» **DATA IN THIS EXERCISE**:
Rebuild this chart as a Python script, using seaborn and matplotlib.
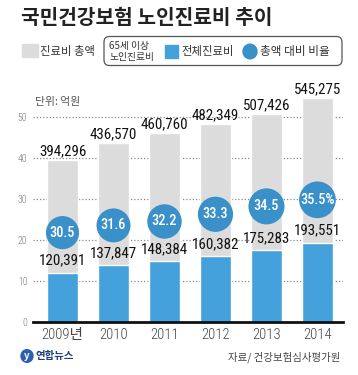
import matplotlib

matplotlib.use("Agg")

import matplotlib.pyplot as plt
import pandas as pd
import seaborn as sns
from matplotlib.patches import FancyBboxPatch, Rectangle, Circle

years = ["2009년", "2010", "2011", "2012", "2013", "2014"]
total_cost = [394296, 436570, 460760, 482349, 507426, 545275]
elderly_cost = [120391, 137847, 148384, 160382, 175283, 193551]
ratio = [30.5, 31.6, 32.2, 33.3, 34.5, 35.5]
ratio_labels = ["30.5", "31.6", "32.2", "33.3", "34.5", "35.5%"]
y_ticks = [0, 10, 20, 30, 40, 50]

GRAY = "#dcdcdc"
BLUE = "#45a1dc"
CIRCLE = "#3a90c9"
KR = ["Noto Sans CJK KR", "DejaVu Sans"]
NUM = ["Roboto Condensed", "Noto Sans CJK KR", "DejaVu Sans"]

sns.set_theme(style="white")
plt.rcParams["font.family"] = KR

frame = pd.DataFrame({
    "year": years,
    "total": [v / 10000 for v in total_cost],
    "elderly": [v / 10000 for v in elderly_cost],
    "ratio": ratio,
})

fig = plt.figure(figsize=(3.58, 3.75), dpi=100)
ax = fig.add_axes([0.092, 0.1413, 0.866, 0.6232])

sns.barplot(data=frame, x="year", y="total", color=GRAY, width=0.6,
            saturation=1, ax=ax)
sns.barplot(data=frame, x="year", y="elderly", color=BLUE, width=0.6,
            saturation=1, ax=ax)

ax.set_xlim(-0.58, 5.5)
ax.set_ylim(0, 57)
ax.set_yticks(y_ticks)
ax.set_axisbelow(True)
for t in y_ticks[1:]:
    ax.axhline(t, color="#8a8a8a", lw=0.9, ls=(0, (1, 1.6)), zorder=0)
ax.set_xlabel("")
ax.set_ylabel("")
for side in ["top", "right", "left"]:
    ax.spines[side].set_visible(False)
ax.spines["bottom"].set_color("#111111")
ax.spines["bottom"].set_linewidth(2)
ax.tick_params(axis="y", length=0, labelsize=7, labelcolor="#777777", pad=4)
ax.tick_params(axis="x", length=0, labelsize=10.5, labelcolor="#444444", pad=4)
for lab in ax.get_xticklabels():
    lab.set_family(NUM)
    lab.set_fontweight(300)
for lab in ax.get_yticklabels():
    lab.set_family(NUM)
    lab.set_fontweight(300)
    lab.set_horizontalalignment("right")

for i, (tot, eld) in enumerate(zip(frame["total"], frame["elderly"])):
    ax.text(i, tot + 0.5, f"{total_cost[i]:,}", ha="center", va="bottom",
            fontsize=10.8, family=NUM, color="#111111")
    ax.text(i, eld + 1.3, f"{elderly_cost[i]:,}", ha="center", va="bottom",
            fontsize=10.8, family=NUM, color="#111111")

# ratio circles on a secondary scale
ax2 = ax.twinx()
ax2.set_ylim((0 + 27) / 1.6, (57 + 27) / 1.6)
sns.scatterplot(data=frame, x="year", y="ratio", size="ratio",
                sizes=(570, 700), color=CIRCLE, edgecolor="none",
                legend=False, ax=ax2, zorder=5)
for i, r in enumerate(ratio):
    ax2.text(i, r, ratio_labels[i], ha="center", va="center", fontsize=10.3,
             family=NUM, fontweight=500, color="white", zorder=6)
ax2.set_ylabel("")
ax2.set_yticks([])
for side in ["top", "right", "left", "bottom"]:
    ax2.spines[side].set_visible(False)
ax2.set_xlim(-0.58, 5.5)

# title
fig.text(0.06, 0.952, "국민건강보험 노인진료비 추이", fontsize=14.6,
         fontweight="bold", color="#222222", va="center", ha="left")

# legend row
fig.patches.append(Rectangle((22 / 358, 1 - 57 / 375), 16 / 358, 13 / 375,
                             transform=fig.transFigure, color=GRAY, zorder=3))
fig.text(40 / 358, 1 - 51 / 375, "진료비 총액", fontsize=8.2, va="center",
         color="#333333")
fig.patches.append(FancyBboxPatch((104 / 358, 1 - 65.5 / 375), 238 / 358, 29 / 375,
                                  boxstyle="round,pad=0,rounding_size=0.015",
                                  transform=fig.transFigure, fill=False,
                                  ec="#555555", lw=0.9, zorder=3))
fig.text(109 / 358, 1 - 46.5 / 375, "65세 이상", fontsize=7.0,
         va="center", color="#333333")
fig.text(109 / 358, 1 - 57 / 375, "노인진료비", fontsize=7.0,
         va="center", color="#333333")
fig.patches.append(Rectangle((165 / 358, 1 - 57.5 / 375), 13 / 358, 13 / 375,
                             transform=fig.transFigure, color=BLUE, zorder=3))
fig.text(181 / 358, 1 - 51.5 / 375, "전체진료비", fontsize=8.2, va="center",
         color="#333333")
fig.patches.append(Circle((250 / 358, 1 - 51.5 / 375), 7 / 358,
                          transform=fig.transFigure, color=CIRCLE, zorder=3))
fig.text(260 / 358, 1 - 51.5 / 375, "총액 대비 비율", fontsize=8.4, va="center",
         color="#333333")

fig.text(35 / 358, 1 - 102 / 375, "단위: 억원", fontsize=7.8, va="center",
         color="#555555")

# footer
fig.patches.append(Circle((27 / 358, 1 - 356 / 375), 6 / 358,
                          transform=fig.transFigure, color="#2b5fb0", zorder=3))
fig.text(27 / 358, 1 - 356 / 375, "y", fontsize=7, fontweight="bold",
         style="italic", color="white", ha="center", va="center")
fig.text(35 / 358, 1 - 356 / 375, "연합뉴스", fontsize=7.5, fontweight="bold",
         va="center", color="#1f3f80")
fig.text(340 / 358, 1 - 357 / 375, "자료/ 건강보험심사평가원", fontsize=7.5,
         style="italic", va="center", ha="right", color="#444444")

fig.savefig("out.png", dpi=100)
plt.close(fig)
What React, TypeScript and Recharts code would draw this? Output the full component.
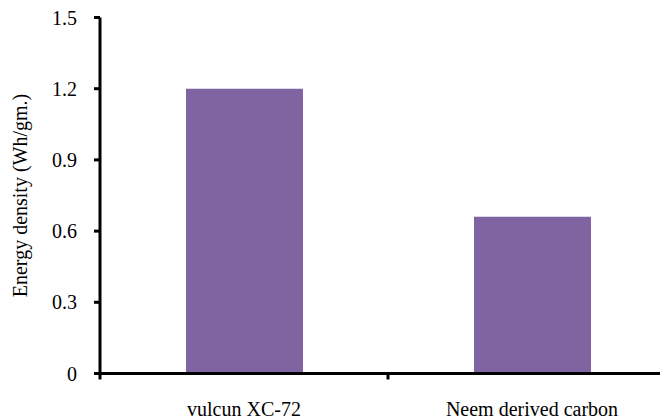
import React from 'react'
import { BarChart, Bar, XAxis, YAxis, Label } from 'recharts'

const categories = ['vulcun XC-72', 'Neem derived carbon']
const energyDensity = [1.2, 0.66]
const yTicks = [0, 0.3, 0.6, 0.9, 1.2, 1.5]

const data = categories.map((name, i) => ({ name, value: energyDensity[i] }))

const FONT = "'Liberation Serif', 'Times New Roman', Times, serif"
const BAND = 288

// category label + tick mark at the left edge of each band
function CategoryTick(props: any) {
  const { x, y, payload } = props
  return (
    <g>
      <line x1={x - BAND / 2} y1={y - 1} x2={x - BAND / 2} y2={y + 6} stroke="#000" strokeWidth={3} />
      <text x={x} y={y + 42} textAnchor="middle" style={{ fontFamily: FONT, fontSize: 20 }} fill="#000">
        {payload.value}
      </text>
    </g>
  )
}

export default function App() {
  return (
    <div style={{ width: 660, height: 411, overflow: 'hidden', fontFamily: FONT }}>
      <BarChart
        width={680}
        height={411}
        data={data}
        margin={{ top: 9.5, right: 12, left: 0, bottom: 1.5 }}
        style={{ fontFamily: FONT }}
      >
        <XAxis
          dataKey="name"
          height={44}
          axisLine={{ stroke: '#000', strokeWidth: 3 }}
          tickLine={false}
          tickSize={0}
          tickMargin={0}
          tick={<CategoryTick />}
          interval={0}
        />
        <YAxis
          width={92}
          domain={[0, 1.5]}
          ticks={yTicks}
          interval={0}
          axisLine={{ stroke: '#000', strokeWidth: 3 }}
          tickLine={{ stroke: '#000', strokeWidth: 3 }}
          tickSize={6}
          tickMargin={17}
          tickFormatter={(v: number) => (v === 0 ? '0' : v.toFixed(1))}
          tick={{ fontSize: 20, fill: '#000', style: { fontFamily: FONT } }}
        >
          <Label
            content={(p: any) => {
              const vb = p.viewBox
              const cx = 12
              const cy = vb.y + vb.height / 2
              return (
                <text
                  x={cx}
                  y={cy}
                  transform={`rotate(-90, ${cx}, ${cy})`}
                  textAnchor="middle"
                  dominantBaseline="central"
                  style={{ fontFamily: FONT, fontSize: 20 }}
                  fill="#000"
                >
                  Energy density (Wh/gm.)
                </text>
              )
            }}
          />
        </YAxis>
        <Bar dataKey="value" fill="#8064A2" barSize={117} isAnimationActive={false} />
      </BarChart>
    </div>
  )
}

» **PROBLEM DETAILS**: Copy exactly the lines running from the beginning of the listing through the line that has "ax = fig.add_axes([0.092, 0.1413, 0.866, 0.6232])". Drop the pictures.

» **TASK OUTPUT**:
Rebuild this chart as a Python script, using seaborn and matplotlib.
import matplotlib

matplotlib.use("Agg")

import matplotlib.pyplot as plt
import pandas as pd
import seaborn as sns
from matplotlib.patches import FancyBboxPatch, Rectangle, Circle

years = ["2009년", "2010", "2011", "2012", "2013", "2014"]
total_cost = [394296, 436570, 460760, 482349, 507426, 545275]
elderly_cost = [120391, 137847, 148384, 160382, 175283, 193551]
ratio = [30.5, 31.6, 32.2, 33.3, 34.5, 35.5]
ratio_labels = ["30.5", "31.6", "32.2", "33.3", "34.5", "35.5%"]
y_ticks = [0, 10, 20, 30, 40, 50]

GRAY = "#dcdcdc"
BLUE = "#45a1dc"
CIRCLE = "#3a90c9"
KR = ["Noto Sans CJK KR", "DejaVu Sans"]
NUM = ["Roboto Condensed", "Noto Sans CJK KR", "DejaVu Sans"]

sns.set_theme(style="white")
plt.rcParams["font.family"] = KR

frame = pd.DataFrame({
    "year": years,
    "total": [v / 10000 for v in total_cost],
    "elderly": [v / 10000 for v in elderly_cost],
    "ratio": ratio,
})

fig = plt.figure(figsize=(3.58, 3.75), dpi=100)
ax = fig.add_axes([0.092, 0.1413, 0.866, 0.6232])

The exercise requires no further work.